Ein weiterer »Motor« der rumänischen Konjunktur war die exzessive Verschuldung der Bevölkerung. Das Land mit dem niedrigsten Lohnniveau innerhalb der Europäischen Union wurde zu einem regelrechten Konsumweltmeister. Wie in anderen ost- und südosteuropäischen Ländern der EU, gingen auch in Rumänien die den dortigen Finanzmarkt dominierenden, westlichen Banken dazu über, den Konsumenten Kredite in Fremdwährungen aufzuschwatzen. Der Anstieg der Neuverschuldung der Privathaushalte betrug in den vergangenen beiden Jahren 45 bzw. 65 Prozent. Fast 60 Prozent aller Kredite wurden dabei in Fremdwährungen aufgenommen. Der Wert des rumänischen Leu im Vergleich zum Euro ist allerdings im Zuge der Krise um 20 Prozent gesunken, und viele Schuldner können die Forderungen der Gläubiger nicht mehr bedienen.

Diese schuldenfinanzierte Konjunktur ging mit einem extremen Leistungsbilanzdefizit einher, daß von 8,5 Prozent des Bruttosozialprodukts im Jahr 2004 auf derzeit sage und schreibe 13 Prozent anstieg. Dafür verantwortlich ist ein ausuferndes Handelsdefizit, da die von westlichen Banken gewährten Kredite größtenteils für den Konsum westlicher Waren aufgewendet wurden. Die Auslandsverschuldung beträgt mittlerweile 58 Milliarden Euro. Rumäniens Politiker riefen schon bei mehreren Gelegenheiten die Bevölkerung auf, mehr einheimische Waren einzukaufen. Präsident Traian Basescu ging mit »gutem Beispiel« voran und tauschte seine deutsche Limousine gegen einen Dacia aus, wobei es sich allerdings um eine 70000 Euro teure Sonderanfertigung handelte.
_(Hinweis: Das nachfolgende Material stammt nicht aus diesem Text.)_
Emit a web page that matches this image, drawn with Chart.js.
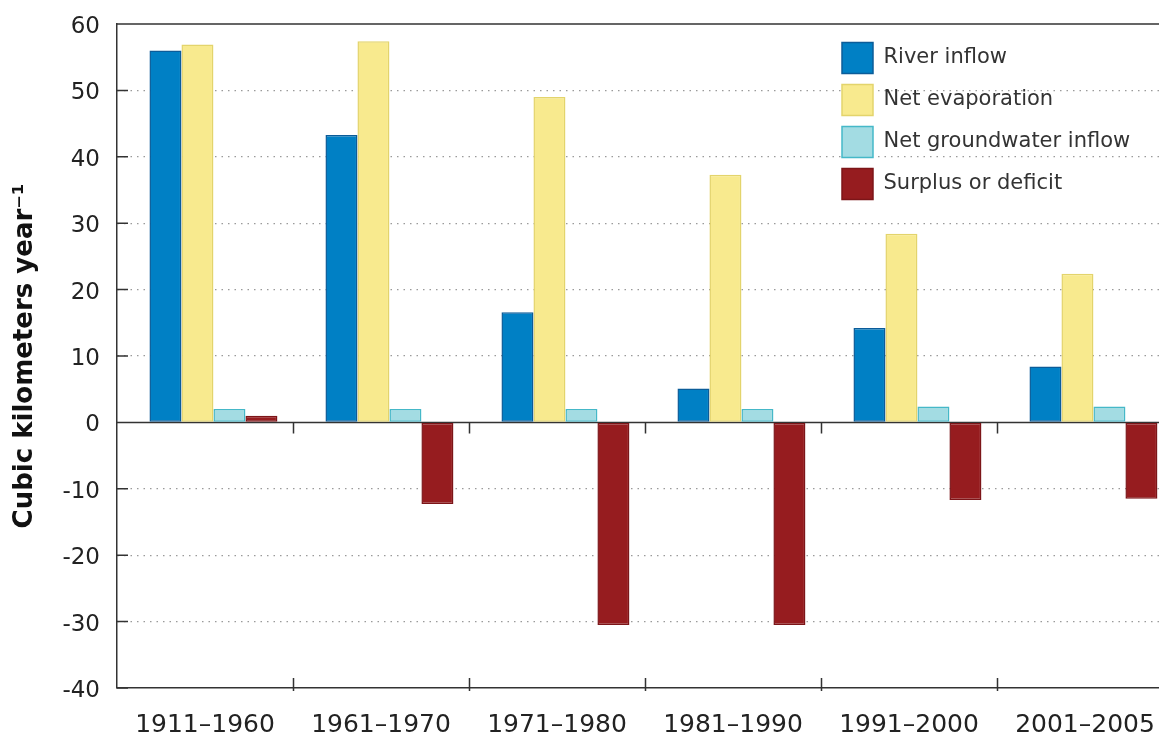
<!DOCTYPE html>
<html>
<head>
<meta charset="utf-8">
<script src="https://cdn.jsdelivr.net/npm/chart.js@4/dist/chart.umd.min.js"></script>
<style>
  html, body { margin: 0; padding: 0; background: #fff; overflow: hidden; }
  #wrap { width: 1180px; height: 736px; position: relative; }
</style>
</head>
<body>
<div id="wrap"><canvas id="myChart"></canvas></div>
<script>
const periods = ["1911–1960", "1961–1970", "1971–1980", "1981–1990", "1991–2000", "2001–2005"];
const riverInflow = [56.0, 43.3, 16.6, 5.1, 14.2, 8.4];
const netEvaporation = [56.9, 57.4, 49.0, 37.3, 28.4, 22.4];
const groundwaterInflow = [2.0, 2.0, 2.0, 2.0, 2.4, 2.4];
const surplusDeficit = [1.0, -12.3, -30.5, -30.5, -11.7, -11.5];
const yTicks = [60, 50, 40, 30, 20, 10, 0, -10, -20, -30, -40];

const Labels = ["River inflow", "Net evaporation", "Net groundwater inflow", "Surplus or deficit"];
const series = [riverInflow, netEvaporation, groundwaterInflow, surplusDeficit];
const fills = ["#0080c5", "#f8ea8e", "#a3dce3", "#961c1f"];
const borders = ["#0b5c99", "#e3d46c", "#45b8c8", "#7c1518"];

// bars sit a little right of the category centre in the original
const shift = 0.048;

Chart.defaults.font.family = "'DejaVu Sans', sans-serif";
Chart.defaults.color = "#222";

const frame = {
  id: "frame",
  afterLayout(chart) {
    const a = chart.chartArea;
    const lg = chart.legend;
    const w = lg.width, h = lg.height;
    lg.left = a.right - 342;
    lg.top = a.top + 7.5;
    lg.right = lg.left + w;
    lg.bottom = lg.top + h;
  },
  beforeDatasetsDraw(chart) {
    const { ctx, chartArea: a, scales } = chart;
    const x = scales.x, y = scales.y;
    const y0 = y.getPixelForValue(0);
    ctx.save();
    ctx.strokeStyle = "#333";
    ctx.lineWidth = 1.5;
    ctx.beginPath();
    ctx.moveTo(a.left, a.top);
    ctx.lineTo(a.right, a.top);
    ctx.moveTo(a.left, y0);
    ctx.lineTo(a.right, y0);
    yTicks.forEach((v) => {
      const py = y.getPixelForValue(v);
      ctx.moveTo(a.left, py);
      ctx.lineTo(a.left + 11, py);
    });
    for (let i = 1; i < periods.length; i++) {
      const px = Math.round((x.getPixelForTick(i - 1) + x.getPixelForTick(i)) / 2) + 0.5;
      ctx.moveTo(px, y0);
      ctx.lineTo(px, y0 + 11);
      ctx.moveTo(px, a.bottom + 3);
      ctx.lineTo(px, a.bottom - 10);
    }
    ctx.stroke();
    ctx.restore();
  },
};

new Chart(document.getElementById("myChart"), {
  type: "bar",
  data: {
    labels: periods,
    datasets: Labels.map((l, i) => ({
      label: l,
      data: series[i].map((v, j) => ({ x: j, y: v })),
      xAxisID: "xb",
      backgroundColor: fills[i],
      borderColor: borders[i],
      borderWidth: 1.5,
      borderSkipped: false,
      categoryPercentage: 0.727,
      barPercentage: 1,
    })),
  },
  options: {
    responsive: true,
    maintainAspectRatio: false,
    animation: false,
    layout: { padding: { top: 24, right: 7, left: 0, bottom: 0 } },
    plugins: {
      legend: {
        position: "chartArea",
        align: "start",
        labels: {
          boxWidth: 31,
          boxHeight: 31,
          padding: 11,
          color: "#333",
          font: { size: 21 },
        },
      },
      tooltip: { enabled: false },
    },
    scales: {
      x: {
        type: "category",
        offset: true,
        grid: { display: false, drawTicks: false },
        border: { display: true, color: "#333", width: 1.5 },
        ticks: { padding: 22, color: "#222", font: { size: 25 }, maxRotation: 0 },
        afterFit: (s) => { s.height = 48; },
      },
      xb: {
        type: "linear",
        display: false,
        offset: false,
        grid: { offset: false },
        min: -0.5 - shift,
        max: 5.5 - shift,
        ticks: { stepSize: 1, includeBounds: false },
      },
      y: {
        min: -40,
        max: 60,
        ticks: { stepSize: 10, padding: 17, labelOffset: 3, color: "#222", font: { size: 23 } },
        grid: {
          drawTicks: false,
          lineWidth: 1.3,
          color: (c) => ([60, 0, -40].includes(c.tick.value) ? "rgba(0,0,0,0)" : "#9a9a9a"),
        },
        border: { display: true, color: "#333", width: 1.5, dash: [1.5, 5] },
        title: {
          display: true,
          text: "Cubic kilometers year⁻¹",
          color: "#111",
          font: { size: 26, weight: "bold" },
          padding: { top: 10, bottom: 0 },
        },
        afterFit: (s) => {
          s.width = 117;
          s.paddingTop = 0;
          s.paddingBottom = 0;
        },
      },
    },
  },
  plugins: [frame],
});
</script>
</body>
</html>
Das strukturelle Ungleichwicht im Außenhandel und die Abhängigkeit von ausländischer Kreditvergabe führten im Zuge der Finanzmarktkrise quasi zwangsläufig zum Crash. Als die substantiellen Kapitalabflüsse aus Südosteuropa einsetzten, brach das schuldenfinanzierte rumänische »Wirtschaftswunder« wie ein Kartenhaus zusammen. Den vom Ausland zu deckenden Finanzbedarf schätzt die Ratingagentur Moodys auf 29 Milliarden Euro allein in diesem Jahr – das sind umgerechnet 21,8 Prozent des Bruttosozialprodukts.

Mit überbordender Verschuldung und mittlerweile restriktiver Kreditvergabe bricht auch die wichtigste Konjunkturstütze, der Konsum, zusammen. Laut dem Finanzministerium dürfte das Bruttoinlandsprodukt in diesem Jahr kräftig schrumpfen. Einzelne Zahlen machen die Dramatik deutlich. So sank die Zahl der PKW-Neuzulassungen im Februar auf 7182 Neuwagen und somit auf ein Drittel des Vorjahreswertes. Im freien Fall befindet sich auch der Immobiliensektor. So sind die Preise für Eigentumswohnungen in Bukarester Toplagen bereits um bis zu 30 Prozent gefallen. Allein der von Renault aufgekaufte Autohersteller Dacia kann sich noch über rege Nachfrage freuen, da die deutsche »Abwrackprämie« dort – noch – für volle Auftragsbücher sorgt.